DC Motor (Connected Directly to PS) Starts Stops

Hi there,

I have This Motor connected directly to a 12v, 8.5A power supply.

The issue is that by applying power, the motor starts and stops at regular intervals.
From the research I’ve done, it appears the power supply is applying some sort of a power or heat protection from the back-EMF generated by the motor - thereby cutting power because of these spikes. This seems to be supported by the fact that the Power Suppy LED flashes on/off when doing this.

I assume I could be able to mitigate this by connecting the motor to a PWM regulator, but I don’t have access to one with such a high amperage input/output.

2 questions please:

  • Any way to get this working? Maybe with a capacitor? If so, how big of a capacitor?
  • The motor instructions warn against going over the recommended voltage (3.6-8.4V), what could happen if I continuously apply 12V?

Thanks!

What is the motor driving?

Since that's a motor that often runs at around 12-20A on 6-7V I doubt back EMF has anything to do with it. My guess is that it's simply drawing too much current and the power supply is shutting down intermittently. But that's what you'd expect when you run it on twice the design voltage. It will be trying to turn twice as fast as normal and using too much power and probably also ruining the bearings (which are just plain bushings).

A capacitor is not going to help.

Steve

slipstick:
My guess is that it's simply drawing too much current and the power supply is shutting down intermittently. But that's what you'd expect when you run it on twice the design voltage.

Wouldn't doubling the voltage halve the current though?

kenwood120s:
Wouldn't doubling the voltage halve the current though?

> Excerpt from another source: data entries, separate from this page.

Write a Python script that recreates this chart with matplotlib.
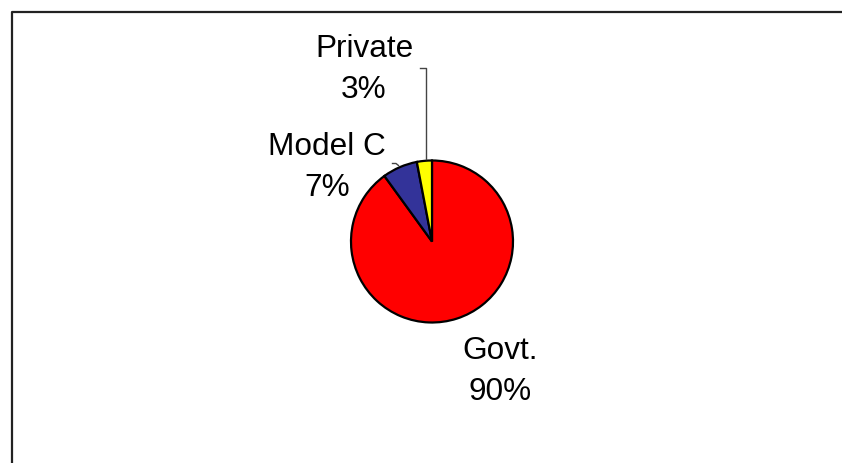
import matplotlib
matplotlib.use("Agg")
import matplotlib.pyplot as plt

# School type shares
categories = ["Govt.", "Model C", "Private"]
shares = [90, 7, 3]
colors = ["#FF0000", "#333399", "#FFFF00"]

W, H = 842, 463
fig = plt.figure(figsize=(W / 100, H / 100), dpi=100)
ax = fig.add_axes([0, 0, 1, 1])
ax.set_xlim(0, W)
ax.set_ylim(0, H)
ax.set_aspect("equal")
ax.axis("off")

def py(y):
    # convert a top-down pixel row to axis units
    return H - y

# chart-area frame (runs off the right and bottom edges)
ax.plot([11.5, 11.5, W + 5], [py(H + 5), py(11.5), py(11.5)],
        color="#222222", lw=1.6, solid_capstyle="butt", clip_on=False)

cx, cy, r = 432, 241.5, 81
ax.pie(shares, colors=colors, startangle=90, counterclock=False,
       center=(cx, py(cy)), radius=r, frame=True,
       wedgeprops=dict(edgecolor="black", linewidth=1.6))
ax.set_xlim(0, W)
ax.set_ylim(0, H)
ax.axis("off")

font = dict(family=["Liberation Sans", "DejaVu Sans"], fontsize=22.7, color="black")
label_pos = {
    "Govt.": (500, 359, 400),
    "Model C": (327, 155, 196),
    "Private": (364, 57, 98),
}
for name, val in zip(categories, shares):
    x, y1, y2 = label_pos[name]
    ax.text(x, py(y1), name, ha="center", va="baseline", **font)
    ax.text(x, py(y2), f"{val}%", ha="center", va="baseline", **font)

# leader lines
ax.plot([420, 425.5, 425.5], [py(67.5), py(67.5), py(159)], color="#444444", lw=1.0)
ax.plot([392.5, 396, 398.5], [py(163.5), py(163.5), py(165.5)], color="#444444", lw=1.0)

fig.savefig("out.png", dpi=100, facecolor="white")
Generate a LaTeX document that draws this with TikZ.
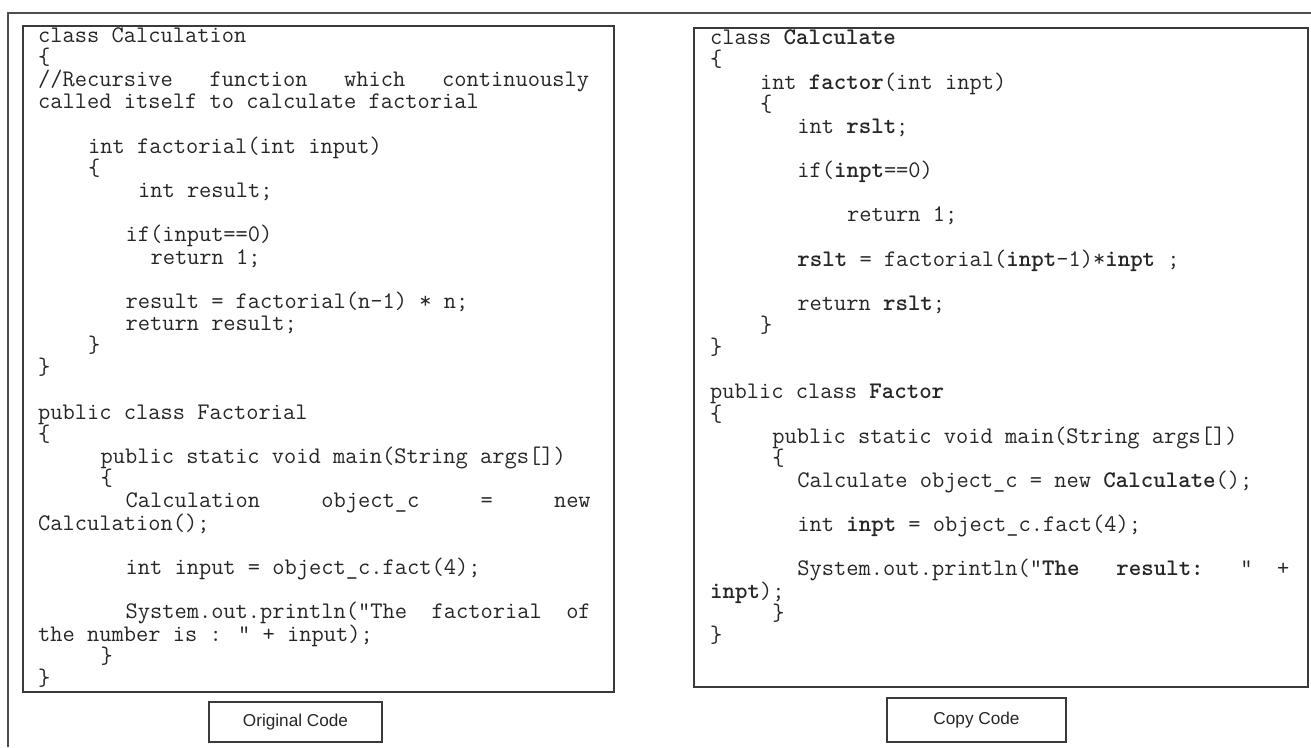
\documentclass[tikz,border=0pt]{standalone}
\usepackage{fontspec}
\setmainfont{Liberation Sans}
\newfontfamily\labelfont{Liberation Sans}

% a gap of n monospace characters inside a line
\newcommand\gap[1]{\hspace*{#1\fontcharwd\font`x}}
% one line of the left listing: name, column, line number, text
\newcommand\lc[4]{\node[codeline] (#1) at ({38+#2*12.48},{42.2+(#3-1)*22.18}) {#4};}
% one line of the right listing: name, column, line number, text
\newcommand\rc[4]{\node[codeline] (#1) at ({710+#2*12.45},{44.8+(#3-1)*22.13}) {#4};}

\definecolor{codeink}{HTML}{262626}
\definecolor{frameink}{HTML}{3A3A3A}

\tikzset{
  codeline/.style={anchor=base west, inner sep=0pt, text=codeink,
    font=\ttfamily\fontsize{23.77}{22}\selectfont},
  listing/.style={draw=frameink, line width=1.7pt},
  outerframe/.style={draw=frameink!90, line width=1.6pt},
  caption/.style={draw=frameink, line width=1.7pt, inner sep=0pt, text=codeink,
    font=\labelfont\fontsize{17.2}{20}\selectfont}
}

\begin{document}
\begin{tikzpicture}[x=1pt, y=-1pt]
\useasboundingbox (0,0) rectangle (1311,747);

% surrounding frame, open to the right and bottom
\draw[outerframe] (8,747) -- (8,13) -- (1311,13);

% listing frames
\draw[listing] (23,26) rectangle (614,692);
\draw[listing] (694,28) rectangle (1308,687);

% ---- original listing ----
\lc{l1}{0}{1}{class Calculation}
\lc{l2}{0}{2}{\{}
\lc{l3}{0}{3}{//Recursive\gap{3}function\gap{3}which\gap{3}continuously}
\lc{l4}{0}{4}{called itself to calculate factorial}
\lc{l6}{4}{6}{int factorial(int input)}
\lc{l7}{4}{7}{\{}
\lc{l8}{8}{8}{int result;}
\lc{l10}{7}{10}{if(input==0)}
\lc{l11}{9}{11}{return 1;}
\lc{l13}{7}{13}{result = factorial(n-1) * n;}
\lc{l14}{7}{14}{return result;}
\lc{l15}{4}{15}{\}}
\lc{l16}{0}{16}{\}}
\lc{l18}{0}{18}{public class Factorial}
\lc{l19}{0}{19}{\{}
\lc{l20}{5}{20}{public static void main(String args[])}
\lc{l21}{5}{21}{\{}
\lc{l22}{7}{22}{Calculation\gap{5}object\_c\gap{5}=\gap{5}new}
\lc{l23}{0}{23}{Calculation();}
\lc{l25}{7}{25}{int input = object\_c.fact(4);}
\lc{l27}{7}{27}{System.out.println("The\gap{2}factorial\gap{2}of}
\lc{l28}{0}{28}{the number is : " + input);}
\lc{l29}{5}{29}{\}}
\lc{l30}{0}{30}{\}}

% ---- copied listing ----
\rc{r1}{0}{1}{class \textbf{Calculate}}
\rc{r2}{0}{2}{\{}
\rc{r3}{4}{3}{int \textbf{factor}(int inpt)}
\rc{r4}{4}{4}{\{}
\rc{r5}{7}{5}{int \textbf{rslt};}
\rc{r7}{7}{7}{if(\textbf{inpt}==0)}
\rc{r9}{11}{9}{return 1;}
\rc{r11}{7}{11}{\textbf{rslt} = factorial(\textbf{inpt}-1)*\textbf{inpt} ;}
\rc{r13}{7}{13}{return \textbf{rslt};}
\rc{r14}{4}{14}{\}}
\rc{r15}{0}{15}{\}}
\rc{r17}{0}{17}{public class \textbf{Factor}}
\rc{r18}{0}{18}{\{}
\rc{r19}{5}{19}{public static void main(String args[])}
\rc{r20}{5}{20}{\{}
\rc{r21}{7}{21}{Calculate object\_c = new \textbf{Calculate}();}
\rc{r23}{7}{23}{int \textbf{inpt} = object\_c.fact(4);}
\rc{r25}{7}{25}{System.out.println("\textbf{The}\gap{3}\textbf{result:}\gap{3}"\gap{2}+}
\rc{r26}{0}{26}{\textbf{inpt});}
\rc{r27}{5}{27}{\}}
\rc{r28}{0}{28}{\}}

% captions
\node[caption, minimum width=173pt, minimum height=40pt] (orig) at (295.5,722) {Original Code};
\node[caption, minimum width=179pt, minimum height=44pt] (copy) at (976.5,720) {Copy Code};
\end{tikzpicture}
\end{document}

Very unlikely. If you somehow had a load which absorbed constant power then it would. But in most real world cases if you're turning something twice as fast that requires more power and it may easily be more than double the power. It certainly is with propellers where the power required is proportional to the cube of the rpm. Which is why I asked what the motor was driving.

Steve

slipstick:
Very unlikely.

Roger that

For that motor, you need a power supply of no more than the rated voltage of 8.4V, and capable of supplying the stall current, which is probably around 20 Amperes but may be higher.

Select an 8V, 200 Watt power supply to be safe, or use 2S LiPo batteries capable of 20A discharge.

Thanks for the replies everyone.
I will be driving a oscillating cutter to cut leather.

I'll try a different power supply and come back with the results.

I came to the realization that finding an affordable power supply with such a high amperage at low voltages is impossible. I will be looking for higher voltage motors.